July 11, 2011 - An amazing thing has happened while we weren't looking: progress is being made in the fight to mitigate climate change. Some of that progress has occurred in big steps, some in baby steps, but one thing is certain - all progress is important when it comes to saving our planet and providing future generations with a future. People the world over have become fed up, waiting for governments to take the lead, so they're steppin' out and steppin' up. Here's what I mean:

Let's start here in the US. I could scarcely believe my eyes when I read this story! Americans, if you can believe it, now derive 12% of their energy from renewable sources. You read that right: 12 percent of our energy now comes from sources such as wind, solar, geothermal, and biomass. Renewables have far surpassed nuclear, which stands at a measly two percent. While I harbor a few doubts on the subject of burning biomass, I'll set those to the side for the moment and just enjoy the good news.

That's not all. Waste Management (WM), the country's largest waste disposal company, has just added the 1000th truck to its fleet that is powered with liquefied natural gas (LNG). The real kicker is that the gas is produced by the decomposing organic waste in WM landfills. LNG pollutes 20% less than regular gasoline. While this transition cannot be viewed as a long-term solution to lowering greenhouse gas emissions, it at least indicates an awareness on the part of WM that emissions have to be reduced.

With regard to growing corn to make fuel, a significant majority of senators voted this week to end most ethanol subsidies. The savings are, uh, peanuts - $6 billion - but inasmuch as it was never a good idea in the first place, we would do well to stop subsidizing ethanol production when people the world over are starving.

Finally, it is at last becoming widely known that, in a survey conducted 2 1/2 years ago, 97% of American climatologists agreed that climate change is a human-induced phenomenon. It is inspiring to know that someone had brains enough to ask the people who know the most about climate, rather than physicists, astronomers, or economists. What can I say except - d'oh!

Overseas, Africans have decided they've had enough of corporate and governmental exploitation. Desertification of the lands to the south of the Sahara Desert has advanced at such an alarming rate that the countries most affected have joined forces in an effort to halt and repair the damage. Enormous in its conception, but relatively easy and inexpensive to implement, sub-Saharan Africans are in the process of planting a "wall" of trees. Extending from Senegal to Djibouti, the Great Green Wall will cross the entire continent, passing through Mauritania, Mali, Burkina Faso, Niger, Nigeria, Chad, Sudan, Eritrea, and Ethiopia.

At the same time, the women of sub-Saharan Africa have taken food security into their own hands. Appalled by the effects of decades of chemical application on soil fertility and food production, they have made the decision that employing agro-ecology will provide them and their families with a better future.

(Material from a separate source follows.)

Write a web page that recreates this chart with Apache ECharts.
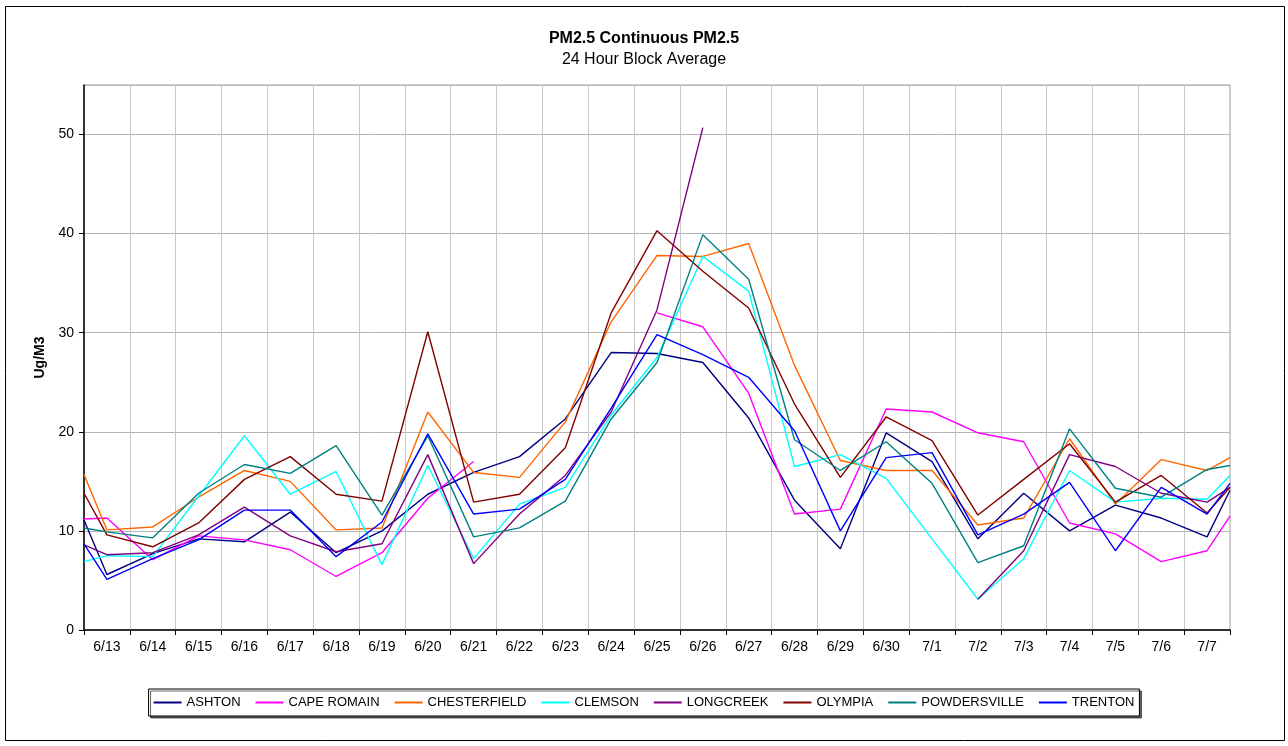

Agro-ecology incorporates any one of a number of organic, sustainable approaches to farming.

Wouldn't you know that McDonald's would have the final word? Vegetable oil, long known as biodiesel, is being recycled by the corporate giant as truck fuel in - of all places - the United Arab Emirates. First used to cook french fries, it is then used to power their entire UAE truck fleet. C'mon, McDonald's - bring it on home!